Trump says he thought family of UK teen wanted meeting with diplomat's wife
Trump met with the parents of Harry Dunn at the White House on Tuesday.
After the parents of Harry Dunn, a British teenager killed when the wife of an American diplomat crashed into his motorcycle, turned down a meeting with Anne Sacoolas at the White House on Tuesday, President Donald Trump told reporters Wednesday that he thought they wanted to meether.
"I thought they were -- based on what I thought -- that they wanted to meet," he said in the Oval Office. "But now they only want to meet in the U.K. and that's up to them."
Trump met with Tim Dunn and Charlotte Charles, the 19-year-old's parents, on Tuesday and offered them a meeting with Sacoolas, who was waiting in another room, according to a family representative.

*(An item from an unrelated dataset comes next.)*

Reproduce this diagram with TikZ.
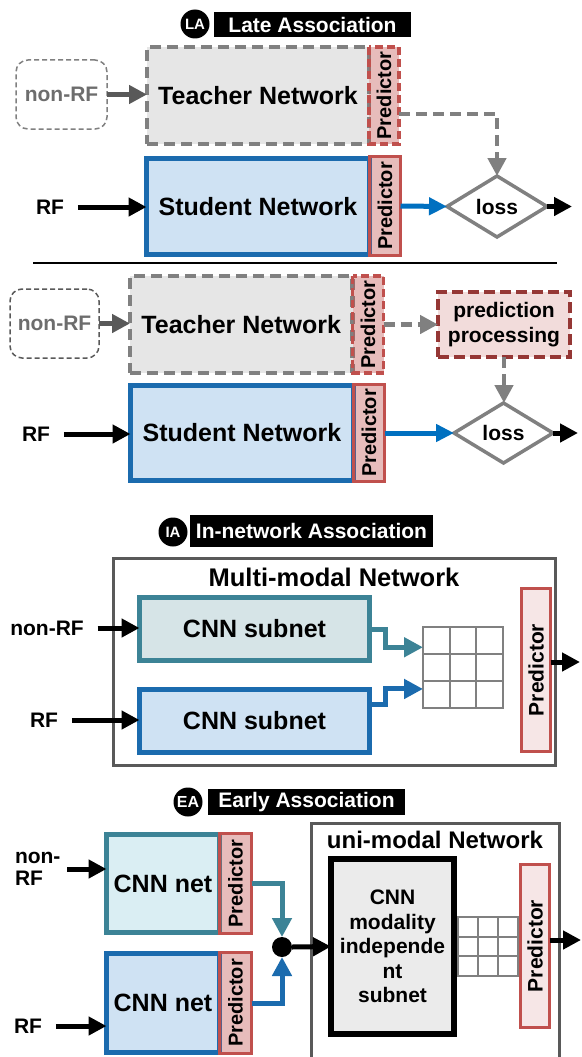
\documentclass[tikz,border=0pt]{standalone}
\usepackage{fontspec}
\setmainfont{Liberation Sans}
\usetikzlibrary{arrows.meta,shapes.geometric,calc}
\definecolor{gbord}{HTML}{808080}
\definecolor{tfill}{HTML}{E6E6E6}
\definecolor{sblue}{HTML}{1B6BAE}
\definecolor{sfill}{HTML}{CFE2F3}
\definecolor{predc}{HTML}{C0504D}
\definecolor{plight}{HTML}{F6E6E6}
\definecolor{ppb}{HTML}{953735}
\definecolor{ppf}{HTML}{F2DCDB}
\definecolor{arrblue}{HTML}{0070C0}
\definecolor{tealc}{HTML}{3C8396}
\definecolor{iatf}{HTML}{D6E4E7}
\definecolor{eatf}{HTML}{DAEEF3}
\definecolor{dgray}{HTML}{595959}
\definecolor{cmf}{HTML}{EBEBEB}
\definecolor{nrtext}{HTML}{6D6D6D}
\begin{document}
\begin{tikzpicture}[x=1pt,y=-1pt,
  every node/.style={inner sep=0pt,outer sep=0pt},
  ttl/.style={font=\bfseries\fontsize{21}{24}\selectfont},
  tsm/.style={font=\bfseries\fontsize{21}{24}\selectfont},
  tbig/.style={font=\bfseries\fontsize{25}{28}\selectfont},
  badge/.style={circle,fill=black,minimum size=29pt,text=white,font=\bfseries\fontsize{15}{15}\selectfont},
  titlebox/.style={fill=black,text=white,ttl},
  nonrfbox/.style={draw=#1,line width=1.5pt,dash pattern=on 5pt off 3pt,rounded corners=12pt,text=nrtext,tsm},
  teacherbox/.style={draw=gbord,line width=4.5pt,dash pattern=on 11pt off 6pt,fill=tfill,tbig},
  studentbox/.style={draw=sblue,line width=5pt,fill=sfill,tbig},
  predbase/.style={rotate=90,fill=predc,fill opacity=0.38,text opacity=1,draw=predc,draw opacity=1,line width=3.5pt,font=\bfseries\fontsize{20}{22}\selectfont},
  predT/.style={predbase,dash pattern=on 8pt off 4pt},
  predS/.style={predbase},
  predU/.style={rotate=90,fill=plight,draw=predc,line width=3.5pt,font=\bfseries\fontsize{21}{22}\selectfont},
  lossd/.style={diamond,draw=gbord,line width=3.5pt,fill=white,minimum width=100pt,minimum height=61pt,tsm},
  ppbox/.style={draw=ppb,line width=4.5pt,dash pattern=on 11pt off 5pt,fill=ppf,align=center,font=\bfseries\fontsize{21}{25}\selectfont},
  tealbox/.style={draw=tealc,line width=5pt,tbig},
  bluebox/.style={draw=sblue,line width=5pt,fill=sfill,tbig},
  netbox/.style={draw=dgray,line width=3pt,fill=white},
  gridbox/.style={draw=gbord,line width=2pt,fill=white},
  karr/.style={draw=black,line width=5pt,-{Triangle[length=18pt,width=18pt]}},
  garr/.style={draw=dgray,line width=5.5pt,-{Triangle[length=18pt,width=18pt]}},
  gdarr/.style={draw=gbord,line width=4.5pt,dash pattern=on 11pt off 6pt,-{Triangle[length=18pt,width=18pt]}},
  barr/.style={draw=arrblue,line width=5pt,-{Triangle[length=18pt,width=17pt]}},
  tarr/.style={draw=tealc,line width=5pt,-{Triangle[length=19pt,width=19pt]}},
  sarr/.style={draw=sblue,line width=5pt,-{Triangle[length=19pt,width=19pt]}},
]
\useasboundingbox (0,0) rectangle (581,1057);

% ================= Late Association =================
\node[badge] (la) at (195,24) {LA};
\node[titlebox,minimum width=197pt,minimum height=25pt] (lat) at (312.5,24.5) {Late Association};

\node[nonrfbox=gbord,minimum width=91pt,minimum height=69pt] (nr1) at (61.5,94.5) {non-RF};
\node[teacherbox,minimum width=222pt,minimum height=97pt] (t1) at (258,95.5) {Teacher Network};
\node[predT,minimum width=97pt,minimum height=30pt] (tp1) at (384,95.5) {Predictor};
\node[studentbox,minimum width=223pt,minimum height=96pt] (s1) at (258,206.5) {Student Network};
\node[predS,minimum width=99pt,minimum height=31pt] (sp1) at (385,206) {Predictor};
\node[lossd] (l1) at (497,206.5) {loss};
\node[tsm] (rf1) at (50,207) {RF};
\coordinate (o1) at (572,206.5);

\draw[garr] (nr1.east) -- (nr1.east -| t1.west);
\draw[karr] ([xshift=14pt]rf1.east) -- (rf1 -| s1.west);
\draw[gdarr] ([yshift=-18.5pt]tp1.south) -| (l1.north);
\draw[barr] (sp1.south) -- (l1.west);
\draw[karr] (l1.east) -- (o1);

\draw[line width=1.5pt] (33,263) -- (557,263);

% ================= second variant =================
\node[nonrfbox=dgray,minimum width=89pt,minimum height=69pt] (nr2) at (54.5,323.5) {non-RF};
\node[teacherbox,minimum width=222.5pt,minimum height=97pt] (t2) at (241.25,324.5) {Teacher Network};
\node[predT,minimum width=97pt,minimum height=31pt] (tp2) at (368,324.5) {Predictor};
\node[studentbox,minimum width=223pt,minimum height=95pt] (s2) at (242,433) {Student Network};
\node[predS,minimum width=97pt,minimum height=31pt] (sp2) at (369,433) {Predictor};
\node[ppbox,minimum width=132pt,minimum height=65pt] (pp) at (504,324.5) {prediction\\processing};
\node[lossd,minimum width=99pt,minimum height=60pt] (l2) at (503.5,433) {loss};
\node[tsm] (rf2) at (36,434) {RF};
\coordinate (o2) at (578,433);

\draw[garr] (nr2.east) -- (nr2.east -| t2.west);
\draw[karr] ([xshift=14pt]rf2.east) -- (rf2 -| s2.west);
\draw[gdarr] (tp2.south) -- (pp.west);
\draw[gdarr] (pp.south) -- (pp.south |- l2.north);
\draw[barr] (sp2.south) -- (l2.west);
\draw[karr] (l2.east) -- (o2);

% ================= In-network Association =================
\node[badge] (ia) at (173,532) {IA};
\node[titlebox,minimum width=243pt,minimum height=32pt] (iat) at (311.5,531) {In-network Association};

\node[netbox,minimum width=442pt,minimum height=207pt] (mm) at (334.5,662) {};
\node[font=\bfseries\fontsize{25.5}{28}\selectfont] (mmt) at (334,577) {Multi-modal Network};
\node[tealbox,fill=iatf,minimum width=230pt,minimum height=63pt] (c1) at (254.5,629) {CNN subnet};
\node[bluebox,minimum width=230pt,minimum height=63pt] (c2) at (254.5,721) {CNN subnet};
\node[tsm] (nr3) at (47,628) {non-RF};
\node[tsm] (rf3) at (44,720) {RF};
\node[gridbox,minimum width=80pt,minimum height=81pt] (g1) at (463,667.5) {};
\node[predU,minimum width=163pt,minimum height=29pt] (ip1) at (536,670) {Predictor};
\coordinate (o3) at (580,662);

\draw[karr] ([xshift=14pt]nr3.east) -- (nr3 -| c1.west);
\draw[karr] ([xshift=14pt]rf3.east) -- (rf3 -| c2.west);
\draw[tarr] (c1.east) -- ++(16,0) |- ($(g1.north west)!0.25!(g1.south west)$);
\draw[sarr] ([yshift=17pt]c2.east) -- ++(16,0) |- ($(g1.north west)!0.765!(g1.south west)$);
\draw[karr] (o3 -| ip1.south) -- (o3);

% ================= Early Association =================
\node[badge,font=\bfseries\fontsize{16}{16}\selectfont] (ea) at (188,802) {EA};
\node[titlebox,minimum width=197pt,minimum height=26pt] (eat) at (306.5,802) {Early Association};

\node[tealbox,fill=eatf,minimum width=113pt,minimum height=98pt] (e1) at (163,883.5) {CNN net};
\node[predS,minimum width=100pt,minimum height=32pt] (ep1) at (235.5,883.5) {Predictor};
\node[bluebox,minimum width=113pt,minimum height=99pt] (e2) at (163,1003) {CNN net};
\node[predS,minimum width=101pt,minimum height=32pt] (ep2) at (235.5,1003) {Predictor};
\node[tsm,align=left,anchor=west,font=\bfseries\fontsize{21}{22}\selectfont] (nr4) at (15,869) {non-\\RF};
\node[tsm] (rf4) at (28,1026) {RF};
\node[circle,fill=black,minimum size=20pt] (dot) at (282,947) {};

\node[netbox,minimum width=248pt,minimum height=239pt] (um) at (435.5,943) {};
\node[font=\bfseries\fontsize{24}{26}\selectfont] (umt) at (435,840) {uni-modal Network};
\node[draw=black,line width=6pt,fill=cmf,minimum width=123pt,minimum height=175pt,align=center,font=\bfseries\fontsize{21}{24.5}\selectfont] (cm) at (392.5,946.5) {CNN\\modality\\independe\\nt\\subnet};
\node[gridbox,minimum width=60pt,minimum height=59pt] (g2) at (488,946.5) {};
\node[predU,minimum width=163pt,minimum height=29pt] (up) at (535,946) {Predictor};
\coordinate (o4) at (581,940);

\draw[karr] ([xshift=7pt]nr4.east) -- (nr4 -| e1.west);
\draw[karr] ([xshift=14pt]rf4.east) -- (rf4 -| e2.west);
\draw[tarr] (ep1.south) -| (dot.north);
\draw[sarr] (ep2.south) -| (dot.south);
\draw[karr] (dot.east) -- (cm.west);
\draw[karr] (o4 -| up.south) -- (o4);

% grid lines
\foreach \g in {g1,g2}{
  \foreach \f in {0.3333,0.6667}{
    \draw[draw=gbord,line width=2pt] ($(\g.north west)!\f!(\g.north east)$) -- ($(\g.south west)!\f!(\g.south east)$);
    \draw[draw=gbord,line width=2pt] ($(\g.north west)!\f!(\g.south west)$) -- ($(\g.north east)!\f!(\g.south east)$);
  }
}
\end{tikzpicture}
\end{document}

"We weren't ready to meet her, it would have been too rushed," Tim Dunn said, according to the Press Association. "It's not what we wanted; we wanted a meeting with her in the U.K."
Charlotte Charles, Dunn's mother, said she "initially" thought the meeting at the White House on Tuesday was being held to sweep her son's death under the rug.
"We've said all along that we are willing to meet her, we are still willing to meet her," she said in an interview on CBS This Morning. "But it needs to be on U.K. soil."
Dunn, 19, was riding his motorcycle along a roadway in the village of Croughton, England, on the night of Aug. 27, when a car traveling in the opposite direction on the wrong side of the road hit him head-on, killing him. Sacoolas, 42, who is married to an American diplomat, admitted that she was responsible for the crash, but fled the U.K. to the U.S. after apparently claiming diplomatic immunity, which protects diplomats and their family members from prosecution or lawsuits under the host nation's laws.
Her attorney, Amy Jeffress, has said her client wants to meet with the family to apologize and take responsibility. Dunn's parents told ABC News that they would only meet with her if she returned to the U.K. to face the consequences of her actions.
On Wednesday, Trump suggested that British Prime Minister Boris Johnson, who made a public plea for Sacoolas to return to the U.K., asked Trump would organize the meeting between Sacoolas and the Dunn family.
"I offered to bring the person in question in and they weren't ready for it, but I did offer," Trump said. "I spoke with Boris, he asked me if I'd do that, and I did it."
Dunn's parents traveled to Washington on Tuesday, after receiving a call from the White House to say that they would be meeting with a senior official regarding their case.
"We had no idea," said Charlotte Charles. "Certainly didn't think for a second it would be President Trump."